In 1882, the currency system of Joseon Korea was in a state of profound crisis and transition, caught between a collapsing traditional order and the aggressive economic pressures of foreign powers. The domestic economy relied on a cumbersome bimetallic system of copper
mun coins and silver
yang bars, which were irregularly minted, easily counterfeited, and insufficient for a growing commercial economy. This instability was exacerbated by centuries of debasement and the circulation of vast quantities of privately cast "vile coin" (
yeopjeon), leading to severe inflation, popular discontent, and a crippling lack of trust in the monetary system.

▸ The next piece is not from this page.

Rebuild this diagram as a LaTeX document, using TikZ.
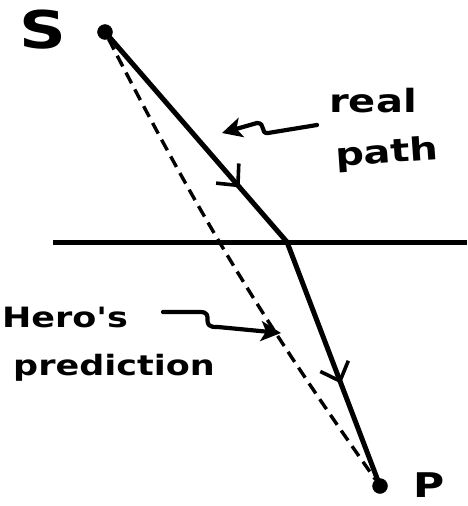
\documentclass[tikz,border=0pt]{standalone}
\usepackage{fontspec}
\newfontfamily\hand[FakeStretch=1.25]{DejaVu Sans}
\usetikzlibrary{arrows.meta, positioning, decorations.markings}
\tikzset{
  dotV/.style={circle, draw=black, fill=black,
               inner sep=0pt, minimum size=15pt},
  handT/.style={inner sep=0pt, font=\hand\bfseries\fontsize{28}{30}\selectfont},
  rayE/.style={draw=black, line width=5pt, line cap=round},
  guessE/.style={draw=black, line width=3.4pt, dash pattern=on 12pt off 7pt},
  pointerE/.style={draw=black, line width=4.2pt, line cap=round, line join=round,
                   -{Stealth[length=20pt, width=20pt, inset=5pt]}},
  midbarb/.style={postaction={decorate, decoration={markings,
      mark=at position #1 with {\arrow{Straight Barb[length=16pt, width=30pt, line width=3.6pt]}}}}},
}
\begin{document}
\begin{tikzpicture}[x=1pt, y=-1pt]
    \useasboundingbox (0,0) rectangle (467,506);
    %% end points and interface
    \node[dotV] (S) at (105,32) {};
    \node[dotV] (P) at (380,486) {};
    \coordinate (cross) at (287,242);
    \coordinate (surfL) at (53,242);
    \coordinate (surfR) at (467,242);
    \draw[rayE, line cap=butt] (surfL) -- (surfR);
    %% Hero's prediction (dashed)
    \draw[guessE] (S) to[bend right=4] (P);
    %% real path
    \draw[rayE, midbarb=0.74] (S.center) -- (cross);
    \draw[rayE, midbarb=0.58] (cross) -- (P.center);
    %% labels
    \node[handT, font=\hand\bfseries\fontsize{52}{52}\selectfont] (Slab) at (43,30) {S};
    \node[handT, font=\hand\bfseries\fontsize{34}{34}\selectfont, anchor=base] (Plab) at (429,497) {P};
    \node[handT, font=\hand\bfseries\fontsize{32}{32}\selectfont] (real) at (373,101) {real};
    \node[handT, font=\hand\bfseries\fontsize{32}{32}\selectfont, rotate=4] (path) at (387,154) {path};
    \node[handT] (hero) at (65,317) {Hero's};
    \node[handT] (pred) at (114,368) {prediction};
    %% pointers
    \coordinate (realTail) at (317,125);
    \coordinate (realTip) at (222,133);
    \draw[pointerE] (realTail) -- (268,133)
      .. controls (260,134) and (266,123) .. (257,123) -- (realTip);
    \coordinate (heroTail) at (163,312);
    \coordinate (heroTip) at (281,333);
    \draw[pointerE] (heroTail) -- (200,312)
      .. controls (216,312) and (198,328) .. (218,327) -- (heroTip);
  \end{tikzpicture}
\end{document}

Externally, Joseon's currency was being violently reshaped by the opening of its ports through treaties with Japan (1876) and Western nations. The unequal treaties imposed a fixed, disadvantageous exchange rate between the Japanese silver yen and the Korean
yang, which facilitated a massive outflow of Joseon's limited silver reserves. Japanese merchants, exploiting this rate, flooded the Korean market with imported goods and yen, while extracting raw materials and bullion, effectively beginning a process of financial colonization that destabilized prices and further drained the kingdom's wealth.
The currency chaos was a direct catalyst for the
Imo Mutiny of July 1882, when disgruntled soldiers, paid in devalued rice or nearly worthless
mun coins, rose up against the government and the pro-Japanese reform faction. In the aftermath, with Chinese intervention under the Qing's Li Hongzhang, attempts at monetary reform accelerated. This led to the establishment of the
Office of Minting Machines and Printing and the 1883 issuance of Korea's first modern machine-struck coinage, the
eunhye mun, and the first paper currency. Thus, 1882 stands as the pivotal year when Joseon's archaic monetary system, buckling under internal decay and external exploitation, finally fractured, setting the stage for a fraught and externally influenced drive toward a modern currency.